→ **What you should do**
Filter the data below for the string "that" and copy each matching line.

Entries with chart source code
>> START

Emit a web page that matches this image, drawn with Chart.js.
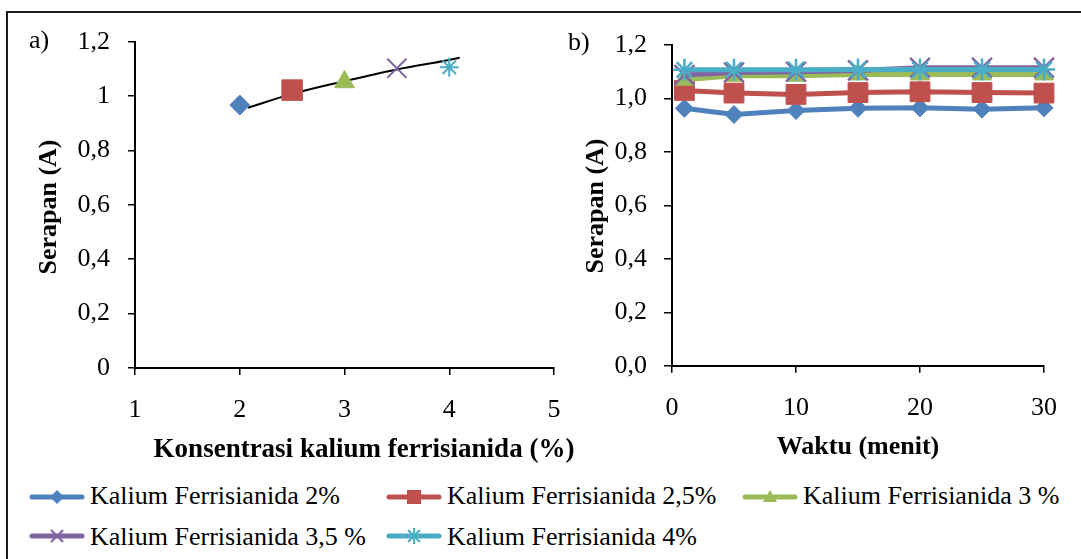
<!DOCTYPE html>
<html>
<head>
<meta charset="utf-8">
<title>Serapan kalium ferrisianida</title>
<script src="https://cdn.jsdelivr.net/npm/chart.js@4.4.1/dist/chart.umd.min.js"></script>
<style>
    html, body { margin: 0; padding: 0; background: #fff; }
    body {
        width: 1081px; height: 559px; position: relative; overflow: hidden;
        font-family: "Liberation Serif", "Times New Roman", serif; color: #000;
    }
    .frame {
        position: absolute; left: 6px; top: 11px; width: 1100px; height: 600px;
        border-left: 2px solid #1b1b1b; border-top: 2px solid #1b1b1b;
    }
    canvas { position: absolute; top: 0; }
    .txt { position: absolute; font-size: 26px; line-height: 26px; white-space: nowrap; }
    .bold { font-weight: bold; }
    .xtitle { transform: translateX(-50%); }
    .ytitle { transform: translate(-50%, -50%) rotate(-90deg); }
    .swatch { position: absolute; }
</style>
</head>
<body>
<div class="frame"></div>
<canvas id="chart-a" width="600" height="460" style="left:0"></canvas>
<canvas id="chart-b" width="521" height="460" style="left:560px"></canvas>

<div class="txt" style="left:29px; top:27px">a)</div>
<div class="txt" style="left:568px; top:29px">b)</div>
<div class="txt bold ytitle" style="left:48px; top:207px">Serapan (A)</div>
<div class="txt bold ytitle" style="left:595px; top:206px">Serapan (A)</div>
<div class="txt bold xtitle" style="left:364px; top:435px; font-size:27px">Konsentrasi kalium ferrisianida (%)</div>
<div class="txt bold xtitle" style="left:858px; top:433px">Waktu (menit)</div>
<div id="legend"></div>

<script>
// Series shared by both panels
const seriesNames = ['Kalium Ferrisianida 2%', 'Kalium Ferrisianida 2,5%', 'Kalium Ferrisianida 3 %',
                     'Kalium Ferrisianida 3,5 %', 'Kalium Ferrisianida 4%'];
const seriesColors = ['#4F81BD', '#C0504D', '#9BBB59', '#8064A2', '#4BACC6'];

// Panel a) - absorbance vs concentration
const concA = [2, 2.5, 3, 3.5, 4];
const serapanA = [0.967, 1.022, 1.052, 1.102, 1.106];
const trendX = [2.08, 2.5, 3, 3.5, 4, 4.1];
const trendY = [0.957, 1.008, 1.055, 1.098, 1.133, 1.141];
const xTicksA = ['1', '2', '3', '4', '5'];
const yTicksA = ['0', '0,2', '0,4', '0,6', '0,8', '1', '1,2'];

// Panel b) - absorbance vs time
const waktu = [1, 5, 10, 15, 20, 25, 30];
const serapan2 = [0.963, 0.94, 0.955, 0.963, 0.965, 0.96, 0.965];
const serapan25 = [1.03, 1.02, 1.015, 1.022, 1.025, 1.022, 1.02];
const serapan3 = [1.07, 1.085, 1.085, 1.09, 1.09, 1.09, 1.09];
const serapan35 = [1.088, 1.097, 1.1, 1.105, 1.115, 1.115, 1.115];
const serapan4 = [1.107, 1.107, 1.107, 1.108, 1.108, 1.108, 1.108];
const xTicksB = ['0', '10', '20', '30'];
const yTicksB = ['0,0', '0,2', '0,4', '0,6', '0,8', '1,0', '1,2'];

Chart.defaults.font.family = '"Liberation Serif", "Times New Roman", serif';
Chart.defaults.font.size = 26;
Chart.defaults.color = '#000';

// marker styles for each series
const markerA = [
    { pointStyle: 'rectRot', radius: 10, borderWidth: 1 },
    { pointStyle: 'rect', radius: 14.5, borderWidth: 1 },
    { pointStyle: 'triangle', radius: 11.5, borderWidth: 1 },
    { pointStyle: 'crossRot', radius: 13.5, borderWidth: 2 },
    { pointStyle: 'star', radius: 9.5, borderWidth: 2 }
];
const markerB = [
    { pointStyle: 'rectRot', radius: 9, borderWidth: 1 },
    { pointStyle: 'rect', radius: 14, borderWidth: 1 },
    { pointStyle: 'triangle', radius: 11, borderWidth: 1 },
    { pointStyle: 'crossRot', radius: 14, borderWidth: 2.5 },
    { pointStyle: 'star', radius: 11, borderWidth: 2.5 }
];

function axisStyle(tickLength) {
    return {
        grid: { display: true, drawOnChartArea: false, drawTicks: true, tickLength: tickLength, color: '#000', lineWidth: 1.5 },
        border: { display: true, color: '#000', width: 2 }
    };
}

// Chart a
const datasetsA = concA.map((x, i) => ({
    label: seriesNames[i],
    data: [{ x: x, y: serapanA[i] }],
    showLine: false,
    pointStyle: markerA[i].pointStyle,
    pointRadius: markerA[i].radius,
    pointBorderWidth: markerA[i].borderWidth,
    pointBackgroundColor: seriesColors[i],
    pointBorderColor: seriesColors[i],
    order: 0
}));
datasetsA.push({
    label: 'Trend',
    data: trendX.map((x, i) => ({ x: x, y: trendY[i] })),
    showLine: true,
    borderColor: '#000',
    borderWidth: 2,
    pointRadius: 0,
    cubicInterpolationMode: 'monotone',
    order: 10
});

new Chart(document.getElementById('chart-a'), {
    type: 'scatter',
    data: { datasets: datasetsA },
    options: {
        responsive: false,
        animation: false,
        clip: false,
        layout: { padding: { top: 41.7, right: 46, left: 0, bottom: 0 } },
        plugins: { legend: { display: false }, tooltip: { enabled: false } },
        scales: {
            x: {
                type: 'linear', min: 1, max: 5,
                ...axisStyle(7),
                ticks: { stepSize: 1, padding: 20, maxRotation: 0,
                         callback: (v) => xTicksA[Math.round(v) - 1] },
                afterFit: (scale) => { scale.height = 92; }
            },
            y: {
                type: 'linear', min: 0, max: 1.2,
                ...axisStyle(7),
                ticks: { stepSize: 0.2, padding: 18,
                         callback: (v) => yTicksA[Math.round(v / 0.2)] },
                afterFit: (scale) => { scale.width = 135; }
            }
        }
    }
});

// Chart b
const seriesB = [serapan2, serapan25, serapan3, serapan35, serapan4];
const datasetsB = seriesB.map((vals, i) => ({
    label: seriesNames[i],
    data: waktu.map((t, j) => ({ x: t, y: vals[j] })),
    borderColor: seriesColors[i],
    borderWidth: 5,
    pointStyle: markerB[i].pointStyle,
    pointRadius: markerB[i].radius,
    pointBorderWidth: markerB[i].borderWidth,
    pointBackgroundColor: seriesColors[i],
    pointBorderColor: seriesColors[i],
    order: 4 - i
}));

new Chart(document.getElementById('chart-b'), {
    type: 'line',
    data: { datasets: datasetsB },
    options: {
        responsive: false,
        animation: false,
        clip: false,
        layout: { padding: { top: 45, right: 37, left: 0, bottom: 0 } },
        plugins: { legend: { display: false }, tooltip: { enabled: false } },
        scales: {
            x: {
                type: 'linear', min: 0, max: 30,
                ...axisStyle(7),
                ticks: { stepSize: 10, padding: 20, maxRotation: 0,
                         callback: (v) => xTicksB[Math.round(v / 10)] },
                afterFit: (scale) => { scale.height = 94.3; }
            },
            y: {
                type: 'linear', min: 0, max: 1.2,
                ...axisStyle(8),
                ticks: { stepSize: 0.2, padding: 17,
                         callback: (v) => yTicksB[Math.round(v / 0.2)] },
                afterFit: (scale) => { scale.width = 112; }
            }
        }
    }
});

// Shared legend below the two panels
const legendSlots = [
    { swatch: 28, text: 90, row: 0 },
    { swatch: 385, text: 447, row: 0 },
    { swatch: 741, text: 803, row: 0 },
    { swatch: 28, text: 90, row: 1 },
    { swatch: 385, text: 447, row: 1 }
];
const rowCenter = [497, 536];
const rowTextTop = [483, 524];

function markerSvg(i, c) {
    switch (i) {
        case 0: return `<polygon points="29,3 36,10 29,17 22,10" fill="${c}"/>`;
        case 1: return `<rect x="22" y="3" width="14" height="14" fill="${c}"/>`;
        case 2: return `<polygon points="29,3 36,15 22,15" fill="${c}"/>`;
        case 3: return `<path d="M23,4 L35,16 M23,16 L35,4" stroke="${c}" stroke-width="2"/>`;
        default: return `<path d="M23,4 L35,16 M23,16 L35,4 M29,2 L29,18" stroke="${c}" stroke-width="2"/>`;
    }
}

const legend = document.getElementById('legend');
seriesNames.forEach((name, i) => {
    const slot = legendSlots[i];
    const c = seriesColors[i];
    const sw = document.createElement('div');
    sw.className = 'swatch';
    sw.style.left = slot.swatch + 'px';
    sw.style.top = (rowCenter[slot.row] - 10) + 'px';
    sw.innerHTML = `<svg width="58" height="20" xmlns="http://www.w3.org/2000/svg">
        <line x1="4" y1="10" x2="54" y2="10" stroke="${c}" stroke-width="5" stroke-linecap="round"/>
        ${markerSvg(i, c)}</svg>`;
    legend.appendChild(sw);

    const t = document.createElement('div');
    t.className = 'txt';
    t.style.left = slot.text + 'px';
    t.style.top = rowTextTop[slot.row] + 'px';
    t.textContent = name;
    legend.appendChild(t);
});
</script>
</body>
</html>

>> END
>> START

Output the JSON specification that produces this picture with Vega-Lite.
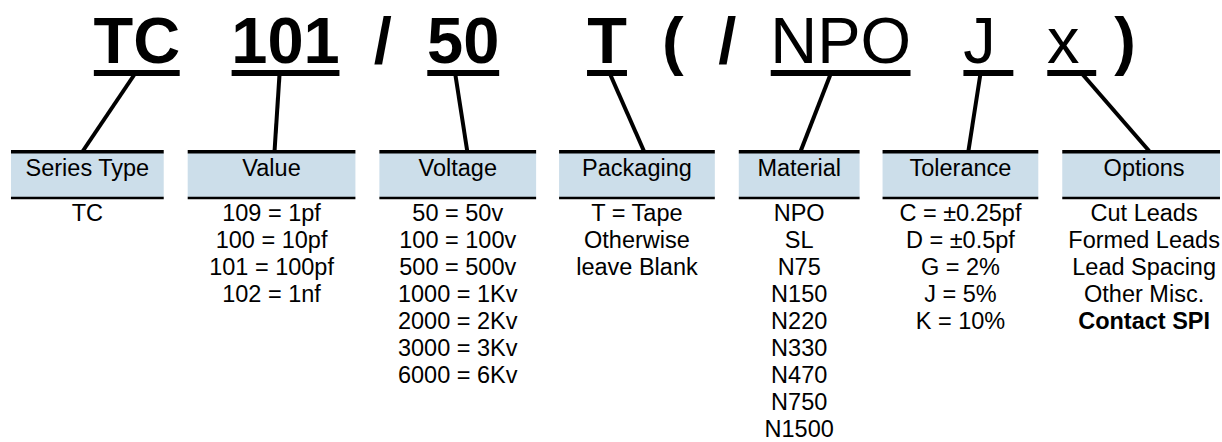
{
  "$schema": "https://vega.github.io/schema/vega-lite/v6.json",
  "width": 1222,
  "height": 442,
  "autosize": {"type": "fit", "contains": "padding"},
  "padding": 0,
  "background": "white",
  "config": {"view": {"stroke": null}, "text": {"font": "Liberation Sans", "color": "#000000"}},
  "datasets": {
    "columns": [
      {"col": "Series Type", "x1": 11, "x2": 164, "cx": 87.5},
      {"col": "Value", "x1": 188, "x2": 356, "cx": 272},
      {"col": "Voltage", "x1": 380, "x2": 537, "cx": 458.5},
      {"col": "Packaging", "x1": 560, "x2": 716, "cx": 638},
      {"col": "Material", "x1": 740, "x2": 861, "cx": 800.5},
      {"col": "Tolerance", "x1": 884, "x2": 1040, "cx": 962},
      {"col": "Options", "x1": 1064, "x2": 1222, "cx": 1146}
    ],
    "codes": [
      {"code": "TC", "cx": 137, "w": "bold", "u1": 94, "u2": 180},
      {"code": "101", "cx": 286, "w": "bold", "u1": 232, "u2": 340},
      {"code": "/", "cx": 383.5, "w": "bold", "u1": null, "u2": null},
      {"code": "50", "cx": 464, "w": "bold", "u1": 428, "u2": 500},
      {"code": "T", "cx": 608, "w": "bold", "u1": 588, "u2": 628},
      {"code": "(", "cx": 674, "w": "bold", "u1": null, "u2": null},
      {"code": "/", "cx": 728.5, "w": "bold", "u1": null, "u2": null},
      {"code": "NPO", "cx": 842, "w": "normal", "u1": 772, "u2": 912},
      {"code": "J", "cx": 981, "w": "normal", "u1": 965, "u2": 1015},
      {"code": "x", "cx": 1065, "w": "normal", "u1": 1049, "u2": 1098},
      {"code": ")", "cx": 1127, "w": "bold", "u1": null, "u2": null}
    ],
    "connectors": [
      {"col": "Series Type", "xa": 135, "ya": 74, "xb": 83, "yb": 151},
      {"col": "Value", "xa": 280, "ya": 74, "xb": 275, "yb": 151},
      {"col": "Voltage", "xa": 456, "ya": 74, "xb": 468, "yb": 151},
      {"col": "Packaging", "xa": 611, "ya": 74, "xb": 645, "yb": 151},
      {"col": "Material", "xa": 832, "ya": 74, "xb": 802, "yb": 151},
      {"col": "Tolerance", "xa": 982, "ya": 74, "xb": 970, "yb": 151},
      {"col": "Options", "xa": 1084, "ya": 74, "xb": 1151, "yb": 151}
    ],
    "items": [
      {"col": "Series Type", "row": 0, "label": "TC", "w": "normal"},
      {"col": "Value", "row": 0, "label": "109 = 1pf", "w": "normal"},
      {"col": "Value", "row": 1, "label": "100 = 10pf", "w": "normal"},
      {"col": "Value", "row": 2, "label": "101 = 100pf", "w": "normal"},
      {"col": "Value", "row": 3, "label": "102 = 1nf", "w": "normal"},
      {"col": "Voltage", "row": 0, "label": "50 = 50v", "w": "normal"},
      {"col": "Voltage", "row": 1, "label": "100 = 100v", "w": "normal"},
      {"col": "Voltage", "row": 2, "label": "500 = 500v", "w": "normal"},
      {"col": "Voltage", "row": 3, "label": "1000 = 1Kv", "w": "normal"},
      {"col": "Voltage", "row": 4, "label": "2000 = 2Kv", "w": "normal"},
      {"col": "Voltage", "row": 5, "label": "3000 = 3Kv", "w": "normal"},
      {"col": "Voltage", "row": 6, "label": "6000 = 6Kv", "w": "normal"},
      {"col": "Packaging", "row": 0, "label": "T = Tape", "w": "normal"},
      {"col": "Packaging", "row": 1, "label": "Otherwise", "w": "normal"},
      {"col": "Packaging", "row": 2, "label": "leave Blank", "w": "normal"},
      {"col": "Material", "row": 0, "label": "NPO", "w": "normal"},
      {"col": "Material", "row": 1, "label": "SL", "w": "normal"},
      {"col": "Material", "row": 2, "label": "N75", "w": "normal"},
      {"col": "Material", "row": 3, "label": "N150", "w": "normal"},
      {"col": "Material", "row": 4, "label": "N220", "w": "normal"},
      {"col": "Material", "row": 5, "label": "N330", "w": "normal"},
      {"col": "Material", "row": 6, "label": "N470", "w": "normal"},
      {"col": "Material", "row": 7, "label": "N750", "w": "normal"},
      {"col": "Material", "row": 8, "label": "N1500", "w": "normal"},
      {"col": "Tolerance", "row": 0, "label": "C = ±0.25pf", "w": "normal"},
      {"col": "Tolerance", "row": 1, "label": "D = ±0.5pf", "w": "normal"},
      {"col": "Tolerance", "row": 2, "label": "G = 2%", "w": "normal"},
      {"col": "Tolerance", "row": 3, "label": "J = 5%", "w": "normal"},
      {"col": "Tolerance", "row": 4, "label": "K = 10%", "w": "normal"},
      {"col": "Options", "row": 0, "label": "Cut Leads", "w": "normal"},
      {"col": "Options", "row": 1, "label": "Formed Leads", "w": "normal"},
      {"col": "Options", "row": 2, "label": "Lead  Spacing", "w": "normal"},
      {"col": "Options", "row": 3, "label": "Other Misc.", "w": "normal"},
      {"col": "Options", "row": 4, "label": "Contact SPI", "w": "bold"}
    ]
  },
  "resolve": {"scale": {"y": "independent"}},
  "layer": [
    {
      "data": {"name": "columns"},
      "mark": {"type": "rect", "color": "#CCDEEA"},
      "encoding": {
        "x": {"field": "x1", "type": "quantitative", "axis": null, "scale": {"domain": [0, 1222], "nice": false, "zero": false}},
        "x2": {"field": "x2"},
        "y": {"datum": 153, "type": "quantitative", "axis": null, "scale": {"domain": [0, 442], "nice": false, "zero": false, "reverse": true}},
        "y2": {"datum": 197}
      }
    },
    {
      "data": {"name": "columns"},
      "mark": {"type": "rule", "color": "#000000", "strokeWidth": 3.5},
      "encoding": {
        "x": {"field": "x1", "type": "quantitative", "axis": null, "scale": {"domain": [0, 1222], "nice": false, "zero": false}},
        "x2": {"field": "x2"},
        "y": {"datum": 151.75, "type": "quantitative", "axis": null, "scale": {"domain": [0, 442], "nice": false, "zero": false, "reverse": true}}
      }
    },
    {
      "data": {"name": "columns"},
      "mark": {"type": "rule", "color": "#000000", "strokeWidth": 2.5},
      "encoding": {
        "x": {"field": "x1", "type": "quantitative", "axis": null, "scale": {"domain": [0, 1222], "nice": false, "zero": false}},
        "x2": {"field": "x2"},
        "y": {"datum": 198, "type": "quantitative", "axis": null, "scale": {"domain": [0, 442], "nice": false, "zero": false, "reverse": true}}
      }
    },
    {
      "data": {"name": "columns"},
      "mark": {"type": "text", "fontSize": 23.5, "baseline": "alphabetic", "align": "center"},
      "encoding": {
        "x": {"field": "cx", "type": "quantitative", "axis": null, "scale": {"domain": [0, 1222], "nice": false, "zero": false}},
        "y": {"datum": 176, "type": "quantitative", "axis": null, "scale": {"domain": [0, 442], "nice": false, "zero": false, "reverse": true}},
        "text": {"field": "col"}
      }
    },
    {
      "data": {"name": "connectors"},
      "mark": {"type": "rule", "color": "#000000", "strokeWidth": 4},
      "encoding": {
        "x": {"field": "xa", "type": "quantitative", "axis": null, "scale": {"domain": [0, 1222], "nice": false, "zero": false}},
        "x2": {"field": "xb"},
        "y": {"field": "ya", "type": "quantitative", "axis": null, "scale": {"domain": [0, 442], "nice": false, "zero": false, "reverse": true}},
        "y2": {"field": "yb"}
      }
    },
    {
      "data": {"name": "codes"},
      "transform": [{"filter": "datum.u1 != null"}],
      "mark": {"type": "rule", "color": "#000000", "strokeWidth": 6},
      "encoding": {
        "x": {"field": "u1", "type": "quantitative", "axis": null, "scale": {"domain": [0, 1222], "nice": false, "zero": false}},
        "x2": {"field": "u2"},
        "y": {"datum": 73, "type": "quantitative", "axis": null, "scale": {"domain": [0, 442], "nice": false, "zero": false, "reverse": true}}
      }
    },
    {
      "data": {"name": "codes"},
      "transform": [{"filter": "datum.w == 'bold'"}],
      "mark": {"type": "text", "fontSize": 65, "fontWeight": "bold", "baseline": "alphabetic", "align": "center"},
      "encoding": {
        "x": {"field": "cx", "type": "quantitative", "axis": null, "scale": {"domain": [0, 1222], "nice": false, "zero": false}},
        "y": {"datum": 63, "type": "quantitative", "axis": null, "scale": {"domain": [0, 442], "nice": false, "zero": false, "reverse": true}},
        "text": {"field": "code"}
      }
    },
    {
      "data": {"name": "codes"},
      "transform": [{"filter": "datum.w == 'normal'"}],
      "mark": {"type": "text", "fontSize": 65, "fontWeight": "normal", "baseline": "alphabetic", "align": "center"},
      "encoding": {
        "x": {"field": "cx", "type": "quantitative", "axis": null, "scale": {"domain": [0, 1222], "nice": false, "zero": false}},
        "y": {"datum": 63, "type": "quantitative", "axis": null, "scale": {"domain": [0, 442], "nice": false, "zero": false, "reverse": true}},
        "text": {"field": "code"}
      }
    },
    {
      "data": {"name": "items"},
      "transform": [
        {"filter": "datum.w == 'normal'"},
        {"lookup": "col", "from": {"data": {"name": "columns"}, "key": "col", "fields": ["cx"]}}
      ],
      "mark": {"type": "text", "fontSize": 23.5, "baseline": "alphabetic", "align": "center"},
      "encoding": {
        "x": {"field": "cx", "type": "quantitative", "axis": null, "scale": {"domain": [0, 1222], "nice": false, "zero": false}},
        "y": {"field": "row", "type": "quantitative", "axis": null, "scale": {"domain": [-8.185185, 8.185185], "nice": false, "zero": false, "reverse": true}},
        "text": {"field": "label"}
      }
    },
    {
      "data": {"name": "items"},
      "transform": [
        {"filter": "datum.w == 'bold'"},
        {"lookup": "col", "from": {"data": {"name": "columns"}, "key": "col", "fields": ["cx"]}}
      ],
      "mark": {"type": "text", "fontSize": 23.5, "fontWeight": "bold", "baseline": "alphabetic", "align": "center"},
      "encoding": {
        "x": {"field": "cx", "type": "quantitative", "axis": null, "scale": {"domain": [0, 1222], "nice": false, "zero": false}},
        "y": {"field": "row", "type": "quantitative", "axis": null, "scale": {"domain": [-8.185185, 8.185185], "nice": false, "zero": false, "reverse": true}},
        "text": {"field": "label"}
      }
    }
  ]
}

>> END

→ **Exercise solution**
Emit a web page that matches this image, drawn with Chart.js.
Output the JSON specification that produces this picture with Vega-Lite.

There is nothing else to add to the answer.